• **Problem details**
Give again the entries below exactly, beginning at the first line and ending at the line with "width=184pt, minimum height=76.75pt]".

• **Extracted data entries**
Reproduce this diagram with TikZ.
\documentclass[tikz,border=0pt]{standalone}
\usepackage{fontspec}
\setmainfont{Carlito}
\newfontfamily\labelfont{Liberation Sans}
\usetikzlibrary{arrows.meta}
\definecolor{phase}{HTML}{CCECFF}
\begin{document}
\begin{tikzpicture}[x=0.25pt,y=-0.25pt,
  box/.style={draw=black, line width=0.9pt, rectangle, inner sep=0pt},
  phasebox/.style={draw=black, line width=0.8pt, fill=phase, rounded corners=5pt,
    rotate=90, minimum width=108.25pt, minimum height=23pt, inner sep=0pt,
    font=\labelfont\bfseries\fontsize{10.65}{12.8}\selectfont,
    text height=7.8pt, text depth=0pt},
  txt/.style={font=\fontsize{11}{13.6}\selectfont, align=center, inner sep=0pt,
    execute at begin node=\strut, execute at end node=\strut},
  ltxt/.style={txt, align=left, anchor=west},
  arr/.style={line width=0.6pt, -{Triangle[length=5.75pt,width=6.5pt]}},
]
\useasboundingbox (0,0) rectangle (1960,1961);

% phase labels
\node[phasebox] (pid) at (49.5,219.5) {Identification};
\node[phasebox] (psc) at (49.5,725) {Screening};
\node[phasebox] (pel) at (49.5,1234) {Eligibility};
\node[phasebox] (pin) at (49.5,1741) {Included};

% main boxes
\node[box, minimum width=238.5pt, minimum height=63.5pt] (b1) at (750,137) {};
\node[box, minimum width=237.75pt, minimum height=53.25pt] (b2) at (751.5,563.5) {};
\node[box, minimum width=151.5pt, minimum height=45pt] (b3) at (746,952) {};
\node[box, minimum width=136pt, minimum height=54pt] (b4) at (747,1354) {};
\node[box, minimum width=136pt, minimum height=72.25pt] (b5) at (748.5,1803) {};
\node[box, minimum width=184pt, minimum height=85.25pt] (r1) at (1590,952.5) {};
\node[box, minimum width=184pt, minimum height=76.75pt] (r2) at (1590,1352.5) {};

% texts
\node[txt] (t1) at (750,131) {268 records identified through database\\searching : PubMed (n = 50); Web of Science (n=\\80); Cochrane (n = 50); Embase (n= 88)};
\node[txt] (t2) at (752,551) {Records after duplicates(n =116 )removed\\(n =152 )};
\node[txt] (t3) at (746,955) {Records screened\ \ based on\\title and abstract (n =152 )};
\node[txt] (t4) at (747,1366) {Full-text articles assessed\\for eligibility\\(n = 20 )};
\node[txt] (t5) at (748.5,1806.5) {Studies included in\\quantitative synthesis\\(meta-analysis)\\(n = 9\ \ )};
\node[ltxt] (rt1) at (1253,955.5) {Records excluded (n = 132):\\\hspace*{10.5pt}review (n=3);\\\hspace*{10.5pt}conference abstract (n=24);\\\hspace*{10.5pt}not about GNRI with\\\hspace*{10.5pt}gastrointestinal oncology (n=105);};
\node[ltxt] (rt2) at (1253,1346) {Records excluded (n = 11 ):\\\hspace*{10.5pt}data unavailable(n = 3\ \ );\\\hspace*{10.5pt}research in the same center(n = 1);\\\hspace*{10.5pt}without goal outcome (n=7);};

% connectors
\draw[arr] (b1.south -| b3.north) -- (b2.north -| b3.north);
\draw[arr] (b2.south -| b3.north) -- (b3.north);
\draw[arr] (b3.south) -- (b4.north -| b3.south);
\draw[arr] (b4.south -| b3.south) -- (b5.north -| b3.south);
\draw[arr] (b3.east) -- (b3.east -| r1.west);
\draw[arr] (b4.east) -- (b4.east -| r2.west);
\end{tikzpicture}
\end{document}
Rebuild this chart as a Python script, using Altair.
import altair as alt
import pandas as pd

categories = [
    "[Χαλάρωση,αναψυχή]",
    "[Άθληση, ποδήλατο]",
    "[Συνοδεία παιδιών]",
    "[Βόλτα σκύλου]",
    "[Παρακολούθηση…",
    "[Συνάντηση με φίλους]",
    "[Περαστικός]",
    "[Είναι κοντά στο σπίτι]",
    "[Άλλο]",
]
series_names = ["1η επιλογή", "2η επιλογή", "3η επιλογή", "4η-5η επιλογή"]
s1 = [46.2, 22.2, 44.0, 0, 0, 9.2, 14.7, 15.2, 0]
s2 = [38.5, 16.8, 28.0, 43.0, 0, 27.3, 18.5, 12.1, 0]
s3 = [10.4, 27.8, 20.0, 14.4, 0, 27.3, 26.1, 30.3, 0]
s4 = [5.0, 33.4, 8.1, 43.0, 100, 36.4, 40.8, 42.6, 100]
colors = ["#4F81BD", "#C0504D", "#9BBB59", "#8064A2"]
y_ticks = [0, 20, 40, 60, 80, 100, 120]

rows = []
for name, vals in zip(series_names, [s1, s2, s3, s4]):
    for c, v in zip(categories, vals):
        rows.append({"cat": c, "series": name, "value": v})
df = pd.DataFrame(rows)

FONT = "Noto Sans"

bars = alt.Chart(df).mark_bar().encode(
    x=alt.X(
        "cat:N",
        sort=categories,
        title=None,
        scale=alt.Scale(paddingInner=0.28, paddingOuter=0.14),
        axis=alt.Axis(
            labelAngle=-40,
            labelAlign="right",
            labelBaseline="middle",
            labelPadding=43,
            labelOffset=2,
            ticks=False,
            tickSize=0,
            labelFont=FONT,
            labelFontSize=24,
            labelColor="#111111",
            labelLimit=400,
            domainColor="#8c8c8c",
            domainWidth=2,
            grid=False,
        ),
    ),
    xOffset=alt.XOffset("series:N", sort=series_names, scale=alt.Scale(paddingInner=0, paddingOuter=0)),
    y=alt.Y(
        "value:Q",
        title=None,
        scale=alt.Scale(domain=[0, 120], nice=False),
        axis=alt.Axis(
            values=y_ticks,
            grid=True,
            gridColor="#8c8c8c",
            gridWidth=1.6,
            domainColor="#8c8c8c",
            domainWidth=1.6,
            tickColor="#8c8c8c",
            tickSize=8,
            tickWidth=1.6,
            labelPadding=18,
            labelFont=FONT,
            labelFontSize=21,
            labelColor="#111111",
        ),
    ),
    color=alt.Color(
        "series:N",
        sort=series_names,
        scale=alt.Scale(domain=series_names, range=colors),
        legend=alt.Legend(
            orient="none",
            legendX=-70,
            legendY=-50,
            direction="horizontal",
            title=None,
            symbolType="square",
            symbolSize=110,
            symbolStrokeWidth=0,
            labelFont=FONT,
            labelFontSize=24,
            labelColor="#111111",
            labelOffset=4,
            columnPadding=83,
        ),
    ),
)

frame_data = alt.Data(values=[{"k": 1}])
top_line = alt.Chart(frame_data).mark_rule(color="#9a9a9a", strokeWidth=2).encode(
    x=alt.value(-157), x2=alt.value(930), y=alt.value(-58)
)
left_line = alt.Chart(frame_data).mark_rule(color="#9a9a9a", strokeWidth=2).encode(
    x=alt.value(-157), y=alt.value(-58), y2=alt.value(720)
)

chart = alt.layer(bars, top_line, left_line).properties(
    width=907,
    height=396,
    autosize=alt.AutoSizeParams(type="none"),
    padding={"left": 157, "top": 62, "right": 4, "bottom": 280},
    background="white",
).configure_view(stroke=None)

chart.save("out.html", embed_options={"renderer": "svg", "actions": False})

• **Full solution**
Reproduce this diagram with TikZ.
\documentclass[tikz,border=0pt]{standalone}
\usepackage{fontspec}
\setmainfont{Carlito}
\newfontfamily\labelfont{Liberation Sans}
\usetikzlibrary{arrows.meta}
\definecolor{phase}{HTML}{CCECFF}
\begin{document}
\begin{tikzpicture}[x=0.25pt,y=-0.25pt,
  box/.style={draw=black, line width=0.9pt, rectangle, inner sep=0pt},
  phasebox/.style={draw=black, line width=0.8pt, fill=phase, rounded corners=5pt,
    rotate=90, minimum width=108.25pt, minimum height=23pt, inner sep=0pt,
    font=\labelfont\bfseries\fontsize{10.65}{12.8}\selectfont,
    text height=7.8pt, text depth=0pt},
  txt/.style={font=\fontsize{11}{13.6}\selectfont, align=center, inner sep=0pt,
    execute at begin node=\strut, execute at end node=\strut},
  ltxt/.style={txt, align=left, anchor=west},
  arr/.style={line width=0.6pt, -{Triangle[length=5.75pt,width=6.5pt]}},
]
\useasboundingbox (0,0) rectangle (1960,1961);

% phase labels
\node[phasebox] (pid) at (49.5,219.5) {Identification};
\node[phasebox] (psc) at (49.5,725) {Screening};
\node[phasebox] (pel) at (49.5,1234) {Eligibility};
\node[phasebox] (pin) at (49.5,1741) {Included};

% main boxes
\node[box, minimum width=238.5pt, minimum height=63.5pt] (b1) at (750,137) {};
\node[box, minimum width=237.75pt, minimum height=53.25pt] (b2) at (751.5,563.5) {};
\node[box, minimum width=151.5pt, minimum height=45pt] (b3) at (746,952) {};
\node[box, minimum width=136pt, minimum height=54pt] (b4) at (747,1354) {};
\node[box, minimum width=136pt, minimum height=72.25pt] (b5) at (748.5,1803) {};
\node[box, minimum width=184pt, minimum height=85.25pt] (r1) at (1590,952.5) {};
\node[box, minimum width=184pt, minimum height=76.75pt] (r2) at (1590,1352.5) {};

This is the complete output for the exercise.